INPUT DATA »
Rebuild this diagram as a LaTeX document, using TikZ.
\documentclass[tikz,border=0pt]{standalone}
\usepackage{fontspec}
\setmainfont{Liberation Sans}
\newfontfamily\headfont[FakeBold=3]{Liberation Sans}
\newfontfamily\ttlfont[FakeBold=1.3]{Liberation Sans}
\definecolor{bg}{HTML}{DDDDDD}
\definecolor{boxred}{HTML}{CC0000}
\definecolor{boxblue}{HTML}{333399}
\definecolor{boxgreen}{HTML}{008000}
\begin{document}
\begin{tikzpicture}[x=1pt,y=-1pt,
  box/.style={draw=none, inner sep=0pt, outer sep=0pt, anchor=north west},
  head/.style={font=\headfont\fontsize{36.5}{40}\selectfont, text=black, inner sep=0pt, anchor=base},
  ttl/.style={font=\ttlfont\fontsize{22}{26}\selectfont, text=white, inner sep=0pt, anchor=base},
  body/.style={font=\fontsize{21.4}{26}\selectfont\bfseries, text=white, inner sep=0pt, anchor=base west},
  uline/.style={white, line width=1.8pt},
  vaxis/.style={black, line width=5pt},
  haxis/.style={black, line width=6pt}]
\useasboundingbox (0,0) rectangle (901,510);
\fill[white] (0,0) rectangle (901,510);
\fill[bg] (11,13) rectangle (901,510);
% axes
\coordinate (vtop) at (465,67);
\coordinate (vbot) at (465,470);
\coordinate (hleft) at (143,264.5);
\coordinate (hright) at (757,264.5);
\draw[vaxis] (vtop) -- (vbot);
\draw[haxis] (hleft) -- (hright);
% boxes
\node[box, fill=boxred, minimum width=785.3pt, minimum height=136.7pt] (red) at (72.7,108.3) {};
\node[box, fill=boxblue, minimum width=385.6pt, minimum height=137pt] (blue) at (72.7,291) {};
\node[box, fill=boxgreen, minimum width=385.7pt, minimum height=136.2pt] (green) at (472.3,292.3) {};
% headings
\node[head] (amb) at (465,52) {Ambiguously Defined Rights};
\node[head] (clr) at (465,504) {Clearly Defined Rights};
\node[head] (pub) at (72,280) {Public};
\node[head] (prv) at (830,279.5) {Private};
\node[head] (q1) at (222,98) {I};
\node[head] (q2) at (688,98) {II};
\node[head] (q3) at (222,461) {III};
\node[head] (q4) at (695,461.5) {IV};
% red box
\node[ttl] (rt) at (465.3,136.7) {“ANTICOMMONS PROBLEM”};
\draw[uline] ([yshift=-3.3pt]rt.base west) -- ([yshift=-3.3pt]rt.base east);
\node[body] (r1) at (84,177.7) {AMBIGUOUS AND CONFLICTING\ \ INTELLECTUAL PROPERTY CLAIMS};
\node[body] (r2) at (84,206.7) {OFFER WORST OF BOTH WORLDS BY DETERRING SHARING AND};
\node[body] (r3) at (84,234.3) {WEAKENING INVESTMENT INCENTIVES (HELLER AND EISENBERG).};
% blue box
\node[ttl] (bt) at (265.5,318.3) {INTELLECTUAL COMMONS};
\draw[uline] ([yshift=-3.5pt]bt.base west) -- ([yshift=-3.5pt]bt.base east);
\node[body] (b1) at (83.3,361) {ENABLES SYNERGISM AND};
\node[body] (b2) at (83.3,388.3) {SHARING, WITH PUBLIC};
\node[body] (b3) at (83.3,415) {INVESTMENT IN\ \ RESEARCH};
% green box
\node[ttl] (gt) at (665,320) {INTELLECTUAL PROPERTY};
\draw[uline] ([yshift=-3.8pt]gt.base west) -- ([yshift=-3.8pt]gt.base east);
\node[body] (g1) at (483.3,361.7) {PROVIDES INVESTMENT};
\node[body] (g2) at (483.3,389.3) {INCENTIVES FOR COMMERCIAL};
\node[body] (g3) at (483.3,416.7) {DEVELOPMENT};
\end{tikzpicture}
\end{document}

...

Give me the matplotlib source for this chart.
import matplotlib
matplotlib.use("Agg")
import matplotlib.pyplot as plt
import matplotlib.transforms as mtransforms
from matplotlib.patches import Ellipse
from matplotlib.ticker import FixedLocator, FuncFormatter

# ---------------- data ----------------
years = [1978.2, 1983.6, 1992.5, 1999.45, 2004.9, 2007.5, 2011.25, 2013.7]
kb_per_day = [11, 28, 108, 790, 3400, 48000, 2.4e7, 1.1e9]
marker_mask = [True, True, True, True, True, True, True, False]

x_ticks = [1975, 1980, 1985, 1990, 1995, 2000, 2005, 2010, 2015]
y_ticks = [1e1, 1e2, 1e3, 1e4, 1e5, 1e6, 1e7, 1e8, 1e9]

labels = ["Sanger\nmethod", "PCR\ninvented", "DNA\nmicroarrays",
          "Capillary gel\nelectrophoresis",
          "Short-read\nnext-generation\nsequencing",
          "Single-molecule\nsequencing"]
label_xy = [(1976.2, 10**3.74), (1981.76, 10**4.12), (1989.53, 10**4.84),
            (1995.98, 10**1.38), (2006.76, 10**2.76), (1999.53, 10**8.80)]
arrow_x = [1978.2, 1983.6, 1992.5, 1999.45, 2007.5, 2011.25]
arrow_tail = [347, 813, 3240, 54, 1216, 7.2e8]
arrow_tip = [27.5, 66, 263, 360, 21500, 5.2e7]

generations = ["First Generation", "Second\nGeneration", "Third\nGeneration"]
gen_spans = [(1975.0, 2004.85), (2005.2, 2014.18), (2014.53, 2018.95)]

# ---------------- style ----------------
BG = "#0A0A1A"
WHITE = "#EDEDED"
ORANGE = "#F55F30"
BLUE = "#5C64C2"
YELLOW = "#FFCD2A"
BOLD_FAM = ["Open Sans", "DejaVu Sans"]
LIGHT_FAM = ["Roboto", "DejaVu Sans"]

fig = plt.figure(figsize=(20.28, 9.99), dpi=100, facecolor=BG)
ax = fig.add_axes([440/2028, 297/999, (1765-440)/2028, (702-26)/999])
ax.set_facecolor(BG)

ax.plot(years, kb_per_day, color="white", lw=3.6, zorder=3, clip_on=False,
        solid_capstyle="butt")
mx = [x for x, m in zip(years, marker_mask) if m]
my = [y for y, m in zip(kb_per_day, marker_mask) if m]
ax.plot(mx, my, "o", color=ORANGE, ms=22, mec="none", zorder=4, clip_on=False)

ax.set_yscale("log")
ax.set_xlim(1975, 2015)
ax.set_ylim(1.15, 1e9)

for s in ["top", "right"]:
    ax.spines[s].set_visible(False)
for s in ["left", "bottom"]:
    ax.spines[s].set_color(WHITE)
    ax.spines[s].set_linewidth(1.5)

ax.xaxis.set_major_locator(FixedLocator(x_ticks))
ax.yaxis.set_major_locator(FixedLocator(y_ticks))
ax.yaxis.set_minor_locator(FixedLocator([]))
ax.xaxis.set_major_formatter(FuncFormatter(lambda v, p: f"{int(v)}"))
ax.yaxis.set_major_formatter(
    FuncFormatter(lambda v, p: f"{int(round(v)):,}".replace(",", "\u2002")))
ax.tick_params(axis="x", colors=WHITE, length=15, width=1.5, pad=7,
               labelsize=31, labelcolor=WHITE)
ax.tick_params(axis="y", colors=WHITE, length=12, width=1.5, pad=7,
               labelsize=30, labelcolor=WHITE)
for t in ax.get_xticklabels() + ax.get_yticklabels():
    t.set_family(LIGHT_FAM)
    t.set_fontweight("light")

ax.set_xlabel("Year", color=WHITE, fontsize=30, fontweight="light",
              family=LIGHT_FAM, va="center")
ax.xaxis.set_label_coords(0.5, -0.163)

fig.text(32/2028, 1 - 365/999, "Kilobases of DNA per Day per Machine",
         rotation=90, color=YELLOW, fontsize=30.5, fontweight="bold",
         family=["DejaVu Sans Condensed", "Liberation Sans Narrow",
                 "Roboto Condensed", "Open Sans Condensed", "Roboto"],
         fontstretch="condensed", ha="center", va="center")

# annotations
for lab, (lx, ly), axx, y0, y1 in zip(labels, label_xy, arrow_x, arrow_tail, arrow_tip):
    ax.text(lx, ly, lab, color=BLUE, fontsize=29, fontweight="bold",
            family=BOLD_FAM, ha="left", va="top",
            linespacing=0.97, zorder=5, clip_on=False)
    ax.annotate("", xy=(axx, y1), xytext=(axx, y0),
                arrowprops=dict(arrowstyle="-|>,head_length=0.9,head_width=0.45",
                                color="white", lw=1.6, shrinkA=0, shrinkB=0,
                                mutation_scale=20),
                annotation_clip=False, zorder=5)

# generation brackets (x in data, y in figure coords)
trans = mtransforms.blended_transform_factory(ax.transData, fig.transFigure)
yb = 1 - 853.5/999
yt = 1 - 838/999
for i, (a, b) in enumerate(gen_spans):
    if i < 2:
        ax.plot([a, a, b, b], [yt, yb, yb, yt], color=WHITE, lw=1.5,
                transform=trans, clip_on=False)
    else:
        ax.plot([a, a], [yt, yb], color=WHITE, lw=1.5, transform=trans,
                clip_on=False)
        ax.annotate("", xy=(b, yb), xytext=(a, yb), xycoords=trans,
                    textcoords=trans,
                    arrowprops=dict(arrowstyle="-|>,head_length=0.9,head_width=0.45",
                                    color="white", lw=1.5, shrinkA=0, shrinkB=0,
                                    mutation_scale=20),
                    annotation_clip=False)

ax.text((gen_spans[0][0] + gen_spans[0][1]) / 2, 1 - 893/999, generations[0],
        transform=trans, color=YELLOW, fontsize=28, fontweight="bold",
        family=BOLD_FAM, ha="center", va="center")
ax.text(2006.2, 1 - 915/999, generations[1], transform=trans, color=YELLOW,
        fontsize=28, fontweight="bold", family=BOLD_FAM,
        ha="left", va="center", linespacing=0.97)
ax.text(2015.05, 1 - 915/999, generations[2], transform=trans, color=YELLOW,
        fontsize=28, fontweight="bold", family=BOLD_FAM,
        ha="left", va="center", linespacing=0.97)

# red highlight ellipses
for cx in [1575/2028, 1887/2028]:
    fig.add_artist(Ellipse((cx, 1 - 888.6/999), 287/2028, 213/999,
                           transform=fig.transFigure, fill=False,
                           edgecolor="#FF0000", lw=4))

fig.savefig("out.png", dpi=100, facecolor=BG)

DIRECTIVE » Your answer should be only a number: how many lines of the data above contain the string "this"?

THE RESPONSE » 2